Bonello with KJB Homes is thankful to be a second generation general contractor and have a coop of loyal talent to work with.

Attempts to lure these workers away are common.

“Other contractors coming to job sights and saying, ‘Hey, your guys are doing a great job. Can we use your guys for the day?’ That isn’t uncommon these days,” Bonello added.

“We are taught from a young age college is the way to go,” Bonello said. “I think tradesman are becoming harder and harder to find because of that.”

A survey conducted by the Associated General Contractors of America announced Wednesday said 80 percent of contractors nationwide are having difficulty finding qualified craft workers.

In Minnesota, the top five hardest positions to fill are pipe layers, electricians, concrete workers, welders and cement masons.

Tight labor market conditions are prompting many changes, including 62 percent of construction firms increasing base pay rates. About 25 percent have improved employee benefits and hiring bonuses to attract reliable workers.

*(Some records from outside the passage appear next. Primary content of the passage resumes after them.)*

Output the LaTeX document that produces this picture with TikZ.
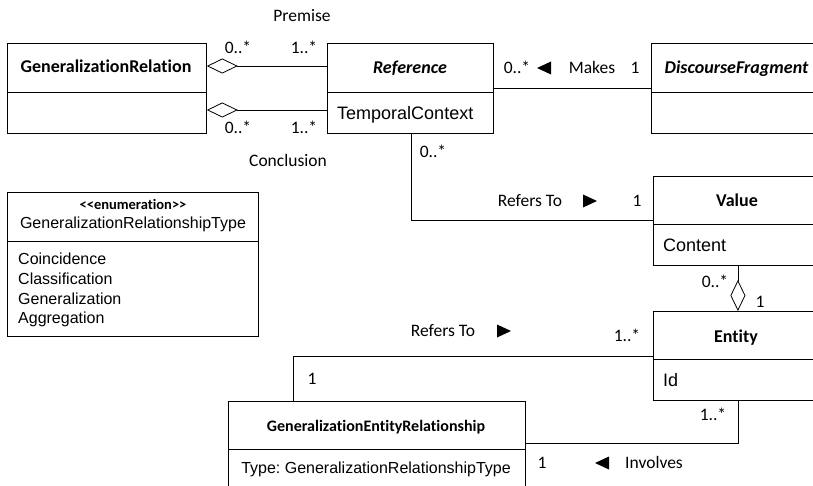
\documentclass[tikz,border=0pt]{standalone}
\usepackage{fontspec}
\setmainfont{Carlito}[Ligatures={NoCommon}]
\newfontfamily\arial{Liberation Sans}
\usetikzlibrary{arrows.meta,calc}
\frenchspacing

\begin{document}
\begin{tikzpicture}[x=1pt,y=-1pt,
  umlbox/.style={draw, line width=0.8pt, rectangle, inner sep=0pt, anchor=north west},
  conn/.style={line width=0.8pt},
  agg/.style={conn, -{Diamond[open,length=31pt,width=15pt,line width=0.8pt]}},
  lbl/.style={font=\fontsize{17.5}{20}\selectfont, inner sep=0pt, text height=12pt, text depth=1pt},
  title/.style={font=\fontsize{18}{21}\selectfont\bfseries, inner sep=0pt, text height=12pt, text depth=0pt},
  ititle/.style={title, font=\fontsize{18}{21}\selectfont\bfseries\itshape},
  attr/.style={font=\arial\fontsize{18}{21}\selectfont, inner sep=0pt, anchor=west, text height=13pt, text depth=0pt},
  sattr/.style={font=\arial\fontsize{16}{19}\selectfont, inner sep=0pt, text height=11.5pt, text depth=0pt},
  rtri/.pic={\fill (7,0) -- (-7,-6.5) -- (-7,6.5) -- cycle;},
  ltri/.pic={\fill (-7,0) -- (7,-6.5) -- (7,6.5) -- cycle;}
]
\useasboundingbox (0,0) rectangle (813,486);
\clip (0,0) rectangle (813,486);

% class boxes
\node[umlbox, minimum width=199pt, minimum height=90pt] (gr)  at (7,43) {};
\node[umlbox, minimum width=166pt, minimum height=90pt] (ref) at (327,43) {};
\node[umlbox, minimum width=171pt, minimum height=90pt] (df)  at (651,43) {};
\node[umlbox, minimum width=251pt, minimum height=144pt] (enum) at (7,192) {};
\node[umlbox, minimum width=169pt, minimum height=89pt] (val) at (653,176) {};
\node[umlbox, minimum width=169pt, minimum height=89pt] (ent) at (653,311) {};
\node[umlbox, minimum width=297pt, minimum height=100pt] (ger) at (228,401) {};

% compartment dividers
\draw[conn] ($(gr.north west)+(0,49)$) -- ($(gr.north east)+(0,49)$);
\draw[conn] ($(ref.north west)+(0,49)$) -- ($(ref.north east)+(0,49)$);
\draw[conn] ($(df.north west)+(0,49)$) -- ($(df.north east)+(0,49)$);
\draw[conn] ($(enum.north west)+(0,49)$) -- ($(enum.north east)+(0,49)$);
\draw[conn] ($(val.north west)+(0,48)$) -- ($(val.north east)+(0,48)$);
\draw[conn] ($(ent.north west)+(0,48)$) -- ($(ent.north east)+(0,48)$);
\draw[conn] ($(ger.north west)+(0,48)$) -- ($(ger.north east)+(0,48)$);

% class names and attributes
\node[title] (grname) at (106,67) {GeneralizationRelation};
\node[ititle] (refname) at (410,68) {Reference};
\node[attr] (refattr) at (337,113) {TemporalContext};
\node[ititle] (dfname) at (736.5,68) {DiscourseFragment};
\node[title, font=\fontsize{14.5}{17}\selectfont\bfseries, text height=10pt] (enumst) at (133,205) {<{}<enumeration>{}>};
\node[sattr] (enumname) at (133,223) {GeneralizationRelationshipType};
\node[sattr, anchor=west] (e1) at (18,259) {Coincidence};
\node[sattr, anchor=west] (e2) at (18,279) {Classification};
\node[sattr, anchor=west] (e3) at (18,299) {Generalization};
\node[sattr, anchor=west] (e4) at (18,318) {Aggregation};
\node[title] (valname) at (737,201) {Value};
\node[attr] (valattr) at (663,245) {Content};
\node[title] (entname) at (736,336) {Entity};
\node[attr] (entattr) at (663,380) {Id};
\node[title, font=\fontsize{16}{19}\selectfont\bfseries, text height=11pt] (gername) at (376,426) {GeneralizationEntityRelationship};
\node[sattr] (gerattr) at (376,468) {Type: GeneralizationRelationshipType};

% routing levels
\coordinate (yP) at (0,66);
\coordinate (yC) at (0,110);
\coordinate (yM) at (0,88);
\coordinate (yR) at (0,220);
\coordinate (yE) at (0,356);
\coordinate (yI) at (0,443);
\coordinate (xR) at (411,0);
\coordinate (xL) at (293,0);

% associations
\draw[agg] (ref.west |- yP) -- (gr.east |- yP);
\draw[agg] (ref.west |- yC) -- (gr.east |- yC);
\draw[conn] (ref.east |- yM) -- (df.west |- yM);
\draw[conn] (ref.south -| xR) |- (val.west |- yR);
\draw[agg] (val.south) -- (ent.north);
\draw[conn] (ger.north -| xL) |- (ent.west |- yE);
\draw[conn] (ger.east |- yI) -| (ent.south);

% association labels
\node[lbl] (lpremise) at (302,16) {Premise};
\node[lbl] (lp0) at (238,48) {0..*};
\node[lbl] (lp1) at (304,48) {1..*};
\node[lbl] (lc0) at (238,128) {0..*};
\node[lbl] (lc1) at (304,128) {1..*};
\node[lbl] (lconcl) at (288,161) {Conclusion};
\node[lbl] (lm0) at (517,68) {0..*};
\pic at (544,68) {ltri};
\node[lbl] (lmakes) at (592,68) {Makes};
\node[lbl] (lm1) at (635,68) {1};
\node[lbl] (lr0) at (433,152) {0..*};
\node[lbl] (lrefers) at (530,201) {Refers To};
\pic at (590,201) {rtri};
\node[lbl] (lr1) at (637,201) {1};
\node[lbl] (lv0) at (715,282) {0..*};
\node[lbl] (lv1) at (760,302) {1};
\node[lbl] (lrefers2) at (443,331) {Refers To};
\pic at (504,331) {rtri};
\node[lbl] (le1) at (627,336) {1..*};
\node[lbl] (lg1) at (312,379) {1};
\node[lbl] (li0) at (713,415) {1..*};
\node[lbl] (li1) at (542,463) {1};
\pic at (602,463) {ltri};
\node[lbl] (linv) at (654,463) {Involves};
\end{tikzpicture}
\end{document}
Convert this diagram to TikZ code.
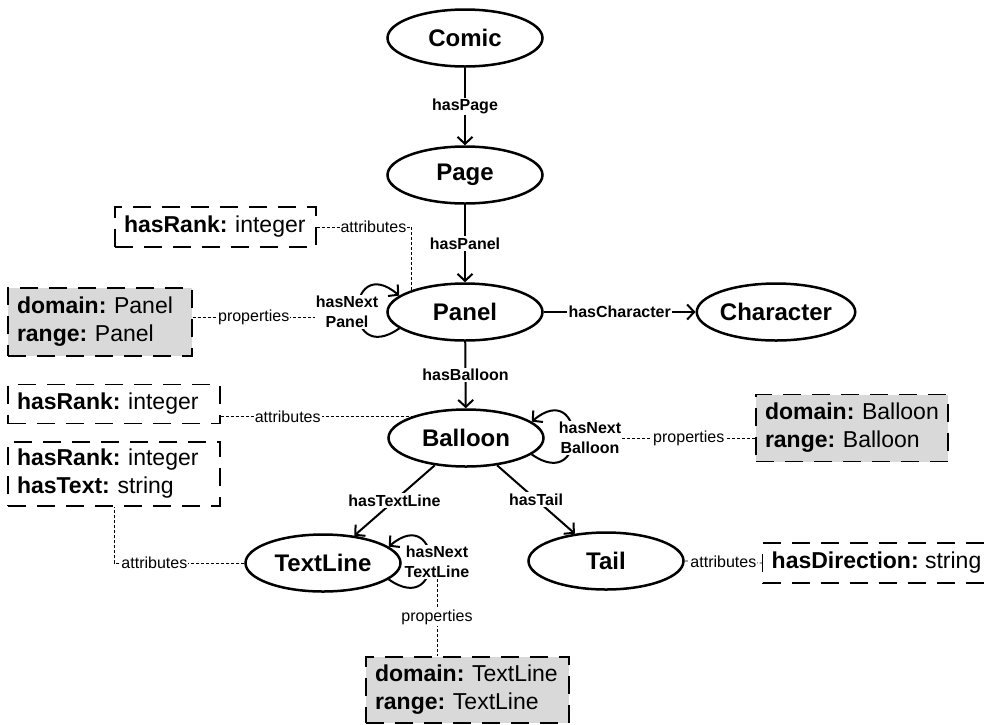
\documentclass[tikz,border=0pt]{standalone}
\usepackage{fontspec}
\setmainfont{Liberation Sans}
\usetikzlibrary{arrows.meta,shapes.geometric,calc}
\definecolor{boxgray}{HTML}{D9D9D9}
\begin{document}
\frenchspacing
\begin{tikzpicture}[x=1pt,y=1pt,
  cls/.style={ellipse, draw, line width=2.5pt, minimum width=155pt, minimum height=57pt, inner sep=0pt, font=\fontsize{24}{28}\selectfont\bfseries},
  edge/.style={line width=2pt, -{Straight Barb[length=7pt,width=15pt]}},
  elabel/.style={fill=white, inner sep=1.5pt, font=\fontsize{16}{19}\selectfont\bfseries},
  looplabel/.style={fill=white, inner sep=1pt, align=center, font=\fontsize{16}{20}\selectfont\bfseries},
  conn/.style={line width=0.8pt, dash pattern=on 3pt off 2pt},
  clabel/.style={fill=white, inner sep=1pt, font=\fontsize{16}{19}\selectfont},
  infobox/.style={draw, line width=1.4pt, dash pattern=on 18pt off 11pt, align=left, inner xsep=9pt, inner ysep=0pt, font=\fontsize{23}{28}\selectfont},
  graybox/.style={infobox, fill=boxgray}
]
\useasboundingbox (0,0) rectangle (988,-724);

% class nodes
\node[cls] (Comic) at (465,-38) {Comic};
\node[cls] (Page) at (465,-175) {Page};
\node[cls] (Panel) at (465,-312) {Panel};
\node[cls] (Character) at (776,-312) {Character};
\node[cls] (Balloon) at (466,-438) {Balloon};
\node[cls] (TextLine) at (323,-563) {TextLine};
\node[cls] (Tail) at (606,-561) {Tail};

% info boxes
\node[infobox, text width=183pt, minimum height=40pt] (rankA) at (215.5,-227) {\textbf{hasRank:} integer};
\node[graybox, text width=166pt, minimum height=68pt] (propPanel) at (100,-322) {\textbf{domain:} Panel\\\textbf{range:} Panel};
\node[infobox, text width=194pt, minimum height=39pt] (rankB) at (114,-404) {\textbf{hasRank:} integer};
\node[infobox, text width=194pt, minimum height=64pt] (rankText) at (114,-474) {\textbf{hasRank:} integer\\\textbf{hasText:} string};
\node[graybox, text width=174pt, minimum height=67pt] (propBalloon) at (852,-428) {\textbf{domain:} Balloon\\\textbf{range:} Balloon};
\node[infobox, minimum width=232pt, minimum height=40pt, anchor=west] (tailAttr) at (762,-563) {\textbf{hasDirection:} string\hspace{8pt}};
\node[graybox, text width=185pt, minimum height=66pt] (propTextLine) at (467.5,-690) {\textbf{domain:} TextLine\\\textbf{range:} TextLine};

% edges
\draw[edge] (Comic) -- node[elabel]{hasPage} (Page);
\draw[edge] (Page) -- node[elabel]{hasPanel} (Panel);
\draw[edge] (Panel) -- node[elabel]{hasCharacter} (Character);
\draw[edge] (Panel) -- node[elabel]{hasBalloon} (Balloon);
\draw[edge] (Balloon) -- node[elabel]{hasTextLine} (TextLine);
\draw[edge] (Balloon) -- node[elabel]{hasTail} (Tail);

% self loops
\draw[edge] (Panel.194) .. controls +(215:70) and +(140:70) .. (Panel.166);
\draw[edge] (Balloon.-14) .. controls +(-35:70) and +(40:70) .. (Balloon.14);
\draw[edge] (TextLine.-14) .. controls +(-35:70) and +(40:70) .. (TextLine.14);
\node[looplabel] (lblP) at (347,-312) {hasNext\\Panel};
\node[looplabel] (lblB) at (590,-438) {hasNext\\Balloon};
\node[looplabel] (lblT) at (437,-562) {hasNext\\TextLine};

% dashed connectors
\draw[conn] (rankA.east) -| node[clabel, pos=0.3]{attributes} (Panel.158);
\draw[conn] ([yshift=5pt]propPanel.east) -- node[clabel]{properties} ([yshift=5pt]propPanel.east -| lblP.west);
\draw[conn] (rankB.east |- Balloon.158) -- node[clabel, pos=0.35]{attributes} (Balloon.158);
\draw[conn] (lblB.east) -- node[clabel]{properties} (lblB.east -| propBalloon.west);
\draw[conn] (TextLine.west) -| node[clabel, pos=0.345]{attributes} (rankText.south);
\draw[conn] (Tail.east) -- node[clabel]{attributes} (tailAttr.west);
\draw[conn] (lblT.south) -- node[clabel]{properties} (lblT.south |- propTextLine.north);
\end{tikzpicture}
\end{document}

“I’ve noticed a lot of companies are taking untrained people and training them in to work with them,” said Travis Mussetter, of Creative Heating.

“I think it’s a really great path,” Mussetter said. “And I know there is a bunch of guys out there that are willing to help guys learn.”

The association conducting this survey says this is a call to action.

They are rolling out a new plan aimed at getting more federal funding to educate young people about trade and technology options, but they are calling on quick immigration for trained construction workers who can legally get work with in the country.